Auch in der neusten Erhebung der Wildschäden im Kanton Bern ist das Gebiet Napf rot eingefärbt, was als «untolerierbar» gilt. Dort kann das gesteckte Verjüngungsziel nicht erreicht werden. Orange bedeutet «kritisch», grün «tragbare Schäden».
Kanton Bern: Die neuste Erhebung zeigt: Das Wild schadet dem Wald immer mehr. Das Emmental ist besonders stark betroffen. In einem Konzept sollen nun konkrete Massnahmen aufgezeigt werden.
Auf der Karte sind die Gebiete ersichtlich, in denen das Wild den Wäldern per Definition des Kantons «untolerierbare Schäden» zufügt. Diese werden über den ganzen Kanton grösser. Besonders schlimm präsentiert sich die Situation im Osten des Kantons, also auch im Emmental. Dieses Bild präsentierte sich letzte Woche, als das Amt für Wald und Naturgefahren sowie das Jagdinspektorat des Kantons Bern die Ergebnisse der letzten Erhebung präsentierte. «Neu wurde nicht nur ermittelt, ob bei den Hauptbaumarten genügend kleine Bäume wachsen, welche den Wald der Zukunft bilden sollen. Ein besonderes Augenmerk wurde auf klimaresistente Arten gelegt», erklärte Isabel Ballmer, wissenschaftliche Mitarbeiterin vom Amt für Wald an dem Mediengespräch.
Bund setzt den Kanton Bern unter Druck
Auf das Emmental bezogen werden der Weisstanne besser Chancen attestiert, mit den künftigen klimatischen Bedingungen zurechtzukommen als der flachwurzelnden Fichte. Das Problem ist aber: Die Weisstanne ist besonders betroffen. Sie wird häufig angeknabbert, während andere Baumarten eher durch sogenanntes Fegen in Mitleidenschaft gezogen werden. Entsprechend schaffen es kleine Weisstannen in den rot bezeichneten Gebieten kaum, unbeschadet in die Höhe zu wachsen.
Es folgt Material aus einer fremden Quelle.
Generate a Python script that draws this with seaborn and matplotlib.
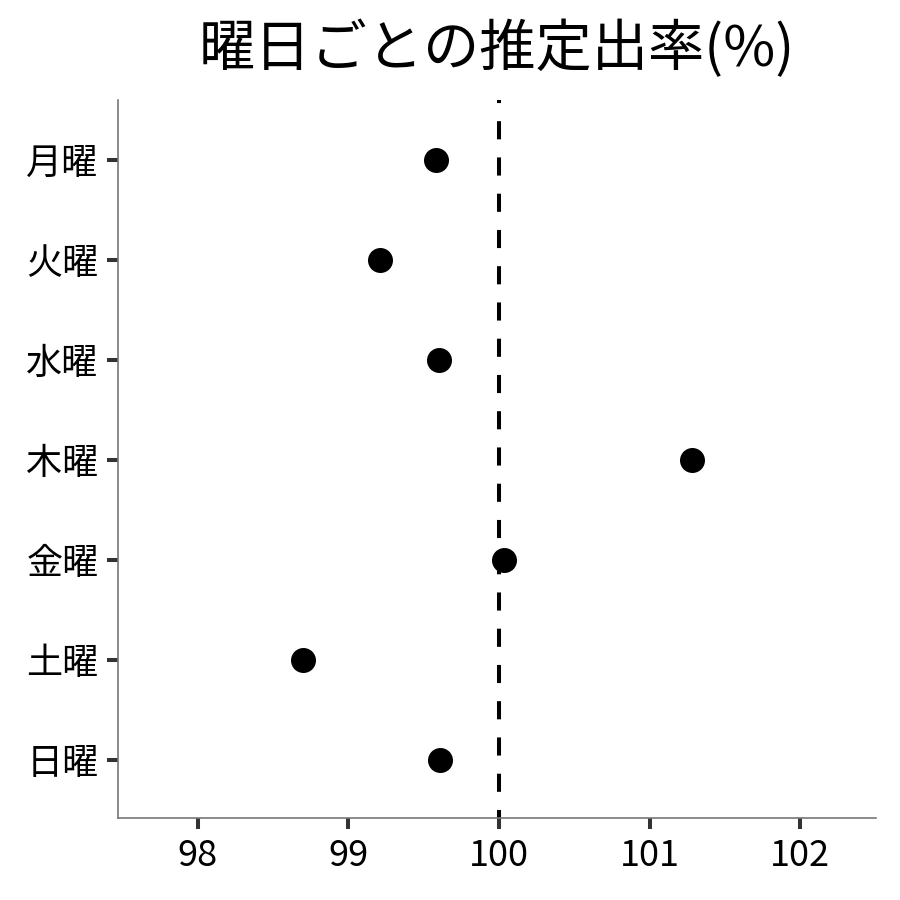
import pandas as pd
import matplotlib
matplotlib.use("Agg")
import matplotlib.pyplot as plt
import seaborn as sns

# Data
days = ["月曜", "火曜", "水曜", "木曜", "金曜", "土曜", "日曜"]
rates = [99.58, 99.21, 99.60, 101.28, 100.03, 98.70, 99.61]
xticks = [98, 99, 100, 101, 102]

df = pd.DataFrame({"day": days, "rate": rates})

sns.set_theme(style="white")
plt.rcParams["font.family"] = ["Noto Sans CJK JP", "DejaVu Sans"]
plt.rcParams["text.color"] = "black"

fig = plt.figure(figsize=(9, 9), dpi=100)
ax = fig.add_axes([0.131, 0.091, 0.842, 0.798])

# reference line at 100
ax.axvline(100, color="black", linestyle=(2.5, (4.5, 4.5)), linewidth=2.9,
           dash_capstyle="butt", zorder=1)
sns.stripplot(data=df, x="rate", y="day", order=days, jitter=False,
              color="black", size=18, linewidth=0, ax=ax, zorder=3)

ax.set_xlim(97.47, 102.5)
ax.set_ylim(6.58, -0.6)
ax.set_xticks(xticks)
ax.set_xticklabels([str(t) for t in xticks])
ax.set_xlabel("")
ax.set_ylabel("")
ax.set_title("曜日ごとの推定出率(%)", fontsize=40.5, pad=24, color="black")

for side in ["top", "right"]:
    ax.spines[side].set_visible(False)
for side in ["left", "bottom"]:
    ax.spines[side].set_color("#777777")
    ax.spines[side].set_linewidth(1.2)

ax.tick_params(axis="both", which="major", labelsize=26, length=8, width=2.9,
               color="#333333", labelcolor="black", pad=6, left=True, bottom=True)

fig.savefig("out.png", dpi=100)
Die Schäden sind so gross, dass das Bundesamt für Umwelt den Kanton Bern beauftragt hat, in fünf Wildräumen ein sogenanntes Waldwildkonzept mit konkreten Massnahmen auszuarbeiten; so auch im Wildraum 5, wo insbesondere in den Gemeinden Trub, Langnau, Sumiswald und Schangnau viele Wälder rot markiert sind. Das Konzept werde seit 2019 akribisch erarbeitet und sei demnächst fertiggestellt, sagte Jagdinspektor Niklaus Blatter. «Auch die Umsetzung wird Zeit brauchen.» Der Jagdinspektor bezeichnete es als grossen Erfolg, dass sich alle Ansprechgruppen an einen Tisch gesetzt hätten.
Mehr Licht, mehr Schutz
Weil das Waldwildkonzept noch nicht fertig ist, präsentierten die beiden Ämter eher allgemeine Rezepte, um die Wildschäden einzudämmen. In die Pflicht nehmen sie auch die Waldbesitzer. Durch vermehrte Holzschläge solle mehr Licht in die Wälder dringen. Dadurch verbessere sich die Nahrungsgrundlage des Wildes und auch junge Bäume könnten besser wachsen. Die Bäumchen könnten auch mit kleinen Zäunen geschützt werden, wurde als weitere Massnahme genannt. Michel Brügger, Leiter der Waldabteilung Alpen, räumte allerdings ein, dass ein solcher Schutz nur gegen Reh und Gams wirkungsvoll sei – nicht aber beim grösseren Hirsch. «Das Wild hat den grössten Einfluss auf die Verjüngung des Waldes», hielt Brügger fest. «Daher müssen die Wildzahlen runter.» «Wenns um die Abschusszahlen geht, sind die Köpfe jeweils so rot wie die Wälder auf der Karte», meinte Jagdinspektor Blatter. Der Wald gehöre zum Wild – und umgekehrt. Die Jägerschaft erfülle die Jagdplanung «grossmehrheitlich», bilanzierte Maik Rehnus, wissenschaftlicher Mitarbeiter des Jagdinspektorats. Beim Reh liegt der Wert bei 86 Prozent. Auf das Emmental bezogen seien nicht die Rehe das Hauptproblem, sondern Gämsen und Rothirsche. Weil der Bestand der Hirsche enorm zugenommen hat, wurden dort zu 80 Prozent weibliche Tiere erlegt, was den Bestand am effektivsten beeinflusst. «Der Bestand ist auf hohem Niveau relativ stabil», sagte Maik Rehnus. Weil das Rotwild grosse Wanderungen unternimmt, arbeite der Kanton Bern bei der Jagdplanung mit Luzern sowie Ob- und Nidwalden zusammen.
Anstand im Wald
Ein weiterer Faktor beeinflusse die Wildschäden: Der Mensch. Dies betonten die Vertreter der Jagd wie jene des Waldes. Durch die vermehrten Freizeitaktivitäten werde das Wild öfter aufgeschreckt, was dessen Energieverbrauch steigere. Grössere Wildruhezonen wurden hier als Massnahme genannt. «Und dann geht es einfach auch um Anstand», meinte Jagdinspektor Niklaus Blatter. «Wenn man auf den Wegen bleibt, stört man das Wild wenig.»